ですから、安倍首相が「身体の大きな外国選手たちに全く引けをとらない日本人選手の大活躍は、子どもたちに、未来への希望を与えてくれました」と言ったのは、事実に反します。
ただ、バレーボール、とくに女子バレーは例外でした。安倍首相は女子バレーのことを言っているのかもしれません。

金メダルを取った女子バレーチームを率いた大松博文監督は、猛烈なスパルタ式指導で、体の小さかった日本人選手のチームを世界一にしました。大松監督は大人気になり、著書はベストセラーになって映画化もされました。のちには自民党の参議院議員にもなっています。
大松監督のスパルタ式指導、根性主義、精神主義は、日本のスポーツ界にひとつの流れをつくりました。
しかし、「身体の小ささを精神主義で補う」というやり方がうまくいくのは一時的現象です。日本のバレーボール界も結局長身の選手をそろえています。

大松監督は大河ドラマの「いだてん」にも登場しました。安倍首相(かスピーチライター)はそれを見て、年頭所感に取り入れたのでしょう。
しかし、大松監督のやり方は完全なパワハラで、今の時代にはまったく合いません。
やはりスポーツは精神主義ではなく合理主義でなければなりません。


精神主義にも存在理由はあります。昔、日本軍がアメリカ軍に対したとき、力の差を補うために精神主義を用いるしかありませんでした。それが戦後も惰性となって続き、とくにスポーツ界に生き残りました(大松監督はインパール作戦の生き残りでもあります)。
そして、安倍首相の頭の中にも生き残っているようです。

安倍首相のポエムは、内容のなさをごまかすためと、あと戦前的な精神主義からもきていると思われます。

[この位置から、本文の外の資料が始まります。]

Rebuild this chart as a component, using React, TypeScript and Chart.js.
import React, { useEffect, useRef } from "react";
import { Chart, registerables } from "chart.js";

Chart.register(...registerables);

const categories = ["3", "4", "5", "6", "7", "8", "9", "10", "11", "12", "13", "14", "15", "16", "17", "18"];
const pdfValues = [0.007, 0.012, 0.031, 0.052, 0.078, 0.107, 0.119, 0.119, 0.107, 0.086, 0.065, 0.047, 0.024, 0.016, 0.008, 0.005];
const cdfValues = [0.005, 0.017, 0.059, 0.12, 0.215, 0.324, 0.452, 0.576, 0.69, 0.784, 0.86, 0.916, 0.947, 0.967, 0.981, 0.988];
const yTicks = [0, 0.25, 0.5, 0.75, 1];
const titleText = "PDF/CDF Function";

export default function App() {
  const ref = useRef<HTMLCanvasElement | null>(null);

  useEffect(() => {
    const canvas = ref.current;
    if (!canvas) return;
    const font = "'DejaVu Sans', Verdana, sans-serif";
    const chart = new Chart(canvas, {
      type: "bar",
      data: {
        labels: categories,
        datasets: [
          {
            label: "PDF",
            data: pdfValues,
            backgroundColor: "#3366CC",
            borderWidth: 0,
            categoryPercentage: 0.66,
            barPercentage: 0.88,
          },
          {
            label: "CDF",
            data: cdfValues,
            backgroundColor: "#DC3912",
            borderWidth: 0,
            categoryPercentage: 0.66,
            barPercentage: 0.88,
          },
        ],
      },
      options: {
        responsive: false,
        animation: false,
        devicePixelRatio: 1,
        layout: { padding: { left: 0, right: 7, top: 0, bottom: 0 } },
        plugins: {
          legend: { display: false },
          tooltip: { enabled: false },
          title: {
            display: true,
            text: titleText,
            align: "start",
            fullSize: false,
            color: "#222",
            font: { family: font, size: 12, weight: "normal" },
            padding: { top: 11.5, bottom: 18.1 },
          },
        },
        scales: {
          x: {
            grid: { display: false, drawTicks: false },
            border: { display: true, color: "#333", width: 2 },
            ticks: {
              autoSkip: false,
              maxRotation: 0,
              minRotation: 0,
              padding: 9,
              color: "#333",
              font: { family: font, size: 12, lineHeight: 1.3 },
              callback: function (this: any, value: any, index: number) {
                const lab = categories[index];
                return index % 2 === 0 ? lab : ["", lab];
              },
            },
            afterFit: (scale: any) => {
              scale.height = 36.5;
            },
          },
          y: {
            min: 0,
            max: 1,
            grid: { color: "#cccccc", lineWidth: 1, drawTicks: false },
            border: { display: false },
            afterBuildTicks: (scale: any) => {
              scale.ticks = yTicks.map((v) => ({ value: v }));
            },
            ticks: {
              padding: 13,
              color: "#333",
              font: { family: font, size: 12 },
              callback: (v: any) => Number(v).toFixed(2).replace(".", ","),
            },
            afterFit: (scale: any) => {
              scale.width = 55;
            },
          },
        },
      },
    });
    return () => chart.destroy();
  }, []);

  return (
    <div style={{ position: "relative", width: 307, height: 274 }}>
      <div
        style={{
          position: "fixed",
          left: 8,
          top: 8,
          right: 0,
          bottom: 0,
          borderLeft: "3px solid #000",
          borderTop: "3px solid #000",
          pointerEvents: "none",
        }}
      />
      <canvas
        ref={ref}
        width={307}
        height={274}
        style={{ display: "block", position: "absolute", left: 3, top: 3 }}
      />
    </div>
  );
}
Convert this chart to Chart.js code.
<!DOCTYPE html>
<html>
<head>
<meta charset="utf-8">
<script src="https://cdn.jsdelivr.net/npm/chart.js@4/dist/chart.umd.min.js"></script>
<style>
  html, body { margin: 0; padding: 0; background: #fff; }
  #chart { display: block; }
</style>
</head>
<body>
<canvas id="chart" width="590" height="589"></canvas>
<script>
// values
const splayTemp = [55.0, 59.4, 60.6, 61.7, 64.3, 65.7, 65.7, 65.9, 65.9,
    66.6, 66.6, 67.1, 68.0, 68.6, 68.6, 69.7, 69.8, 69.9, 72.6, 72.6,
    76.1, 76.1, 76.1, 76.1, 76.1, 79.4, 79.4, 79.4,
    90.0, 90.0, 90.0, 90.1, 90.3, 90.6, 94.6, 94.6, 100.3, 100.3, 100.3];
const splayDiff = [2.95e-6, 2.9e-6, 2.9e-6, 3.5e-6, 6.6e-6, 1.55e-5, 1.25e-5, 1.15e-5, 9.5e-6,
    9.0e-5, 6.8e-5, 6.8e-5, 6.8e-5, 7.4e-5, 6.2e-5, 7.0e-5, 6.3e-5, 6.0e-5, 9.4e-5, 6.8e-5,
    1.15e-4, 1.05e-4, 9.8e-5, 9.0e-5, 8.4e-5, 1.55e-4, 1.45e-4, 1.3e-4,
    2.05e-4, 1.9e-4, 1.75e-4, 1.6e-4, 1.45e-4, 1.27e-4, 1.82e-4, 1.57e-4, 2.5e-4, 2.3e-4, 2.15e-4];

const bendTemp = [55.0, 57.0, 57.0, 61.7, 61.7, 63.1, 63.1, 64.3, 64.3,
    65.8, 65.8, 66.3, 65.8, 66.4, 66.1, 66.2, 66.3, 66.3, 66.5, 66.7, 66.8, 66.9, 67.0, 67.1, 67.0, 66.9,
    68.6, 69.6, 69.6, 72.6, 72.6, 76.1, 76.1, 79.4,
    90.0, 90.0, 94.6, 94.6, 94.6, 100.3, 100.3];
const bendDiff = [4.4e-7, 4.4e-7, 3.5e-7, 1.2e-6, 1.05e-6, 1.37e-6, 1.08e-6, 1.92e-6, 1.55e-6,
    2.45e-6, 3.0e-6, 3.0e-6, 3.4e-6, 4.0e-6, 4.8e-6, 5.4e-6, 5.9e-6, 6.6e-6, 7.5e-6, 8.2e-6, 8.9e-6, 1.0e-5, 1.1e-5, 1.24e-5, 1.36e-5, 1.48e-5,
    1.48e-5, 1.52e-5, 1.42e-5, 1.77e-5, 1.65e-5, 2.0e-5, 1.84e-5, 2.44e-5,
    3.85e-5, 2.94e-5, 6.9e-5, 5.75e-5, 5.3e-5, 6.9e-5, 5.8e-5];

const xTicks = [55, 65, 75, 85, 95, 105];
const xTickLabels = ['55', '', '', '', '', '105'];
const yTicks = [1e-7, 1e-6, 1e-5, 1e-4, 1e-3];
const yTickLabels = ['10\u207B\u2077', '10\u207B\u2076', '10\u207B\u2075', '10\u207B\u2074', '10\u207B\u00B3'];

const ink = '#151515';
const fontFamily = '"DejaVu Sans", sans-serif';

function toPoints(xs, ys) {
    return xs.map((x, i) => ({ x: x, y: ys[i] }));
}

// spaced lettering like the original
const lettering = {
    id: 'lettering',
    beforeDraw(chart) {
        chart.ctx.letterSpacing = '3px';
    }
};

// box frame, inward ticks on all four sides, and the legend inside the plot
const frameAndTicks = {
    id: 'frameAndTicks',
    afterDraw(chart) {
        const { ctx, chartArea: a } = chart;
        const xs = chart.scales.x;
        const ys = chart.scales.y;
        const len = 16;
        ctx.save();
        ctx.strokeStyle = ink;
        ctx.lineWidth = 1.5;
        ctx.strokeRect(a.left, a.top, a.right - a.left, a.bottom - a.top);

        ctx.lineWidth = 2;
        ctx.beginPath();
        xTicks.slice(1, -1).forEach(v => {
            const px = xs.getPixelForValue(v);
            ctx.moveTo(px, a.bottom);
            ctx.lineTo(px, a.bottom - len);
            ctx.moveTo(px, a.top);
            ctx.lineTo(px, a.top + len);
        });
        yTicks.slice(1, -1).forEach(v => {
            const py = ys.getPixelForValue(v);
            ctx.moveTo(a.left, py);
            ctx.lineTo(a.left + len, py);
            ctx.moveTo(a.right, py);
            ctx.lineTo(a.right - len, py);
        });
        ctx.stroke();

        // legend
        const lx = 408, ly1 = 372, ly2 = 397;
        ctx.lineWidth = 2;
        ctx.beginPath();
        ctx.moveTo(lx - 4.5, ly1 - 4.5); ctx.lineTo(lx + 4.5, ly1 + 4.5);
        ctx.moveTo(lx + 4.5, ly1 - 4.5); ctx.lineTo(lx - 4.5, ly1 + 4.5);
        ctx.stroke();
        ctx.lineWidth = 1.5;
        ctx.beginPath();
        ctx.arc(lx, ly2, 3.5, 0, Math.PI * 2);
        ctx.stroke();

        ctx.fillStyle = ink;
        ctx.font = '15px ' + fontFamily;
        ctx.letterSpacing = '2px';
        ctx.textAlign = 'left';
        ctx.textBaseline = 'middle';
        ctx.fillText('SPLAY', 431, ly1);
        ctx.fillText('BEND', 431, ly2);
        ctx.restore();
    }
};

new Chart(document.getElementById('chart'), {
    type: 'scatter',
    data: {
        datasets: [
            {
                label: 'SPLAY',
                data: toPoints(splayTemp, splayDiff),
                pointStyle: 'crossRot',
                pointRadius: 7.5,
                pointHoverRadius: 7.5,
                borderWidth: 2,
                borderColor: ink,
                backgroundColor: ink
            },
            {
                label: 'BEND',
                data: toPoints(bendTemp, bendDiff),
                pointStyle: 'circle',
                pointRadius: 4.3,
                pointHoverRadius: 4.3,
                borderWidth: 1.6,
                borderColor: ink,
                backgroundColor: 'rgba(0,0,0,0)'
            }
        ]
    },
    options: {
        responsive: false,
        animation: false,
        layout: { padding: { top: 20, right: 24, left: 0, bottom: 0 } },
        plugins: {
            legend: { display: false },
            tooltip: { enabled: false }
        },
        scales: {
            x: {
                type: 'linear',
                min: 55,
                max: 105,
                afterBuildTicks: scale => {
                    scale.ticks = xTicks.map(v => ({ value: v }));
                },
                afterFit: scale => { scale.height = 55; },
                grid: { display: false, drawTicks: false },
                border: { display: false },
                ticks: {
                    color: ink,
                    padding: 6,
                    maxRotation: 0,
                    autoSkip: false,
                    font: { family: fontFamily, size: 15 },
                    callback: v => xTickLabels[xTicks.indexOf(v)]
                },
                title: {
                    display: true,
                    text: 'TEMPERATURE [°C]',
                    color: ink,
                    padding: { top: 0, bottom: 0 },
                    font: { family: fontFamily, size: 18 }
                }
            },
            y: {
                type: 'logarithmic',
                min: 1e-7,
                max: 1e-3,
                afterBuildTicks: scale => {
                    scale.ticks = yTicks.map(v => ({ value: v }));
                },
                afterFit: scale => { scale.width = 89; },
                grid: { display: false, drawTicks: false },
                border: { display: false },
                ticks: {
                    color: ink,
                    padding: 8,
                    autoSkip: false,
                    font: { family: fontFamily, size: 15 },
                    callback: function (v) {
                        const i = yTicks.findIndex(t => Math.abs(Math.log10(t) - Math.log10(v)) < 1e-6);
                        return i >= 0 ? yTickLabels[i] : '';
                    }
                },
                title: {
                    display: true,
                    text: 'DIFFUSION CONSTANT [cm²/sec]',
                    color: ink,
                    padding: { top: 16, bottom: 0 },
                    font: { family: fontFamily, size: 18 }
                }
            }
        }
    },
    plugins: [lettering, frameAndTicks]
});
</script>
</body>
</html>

安倍首相のポエムだけでは後味が悪いので、最後に天皇陛下の年頭の「ご感想」を張っておきます。

天皇陛下のご感想(新年に当たり)
令和2年 
上皇陛下の御退位を受け,昨年5月に即位して以来,国民の幸せを願いながら日々の務めを果たし,今日まで過ごしてきました。即位関係の諸行事を無事に終えることができ,安堵するとともに,国内外の多くの方々とお会いし,折々に温かい祝福を頂く機会も多かったこの1年は,私にとっても皇后にとっても誠に感慨深いものでした。
その一方で,昨年も台風や大雨により,多くの尊い命が失われたことに心が痛みます。寒さも厳しい折,住まいを失い,いまだ御苦労の多い生活をされている多くの方々の身を案じております。本年は、災害がない1年となることを祈ります。
新しい年が,日本と世界の人々にとって幸せな年となることを心より願いつつ,務めを果たしていきたいと考えています。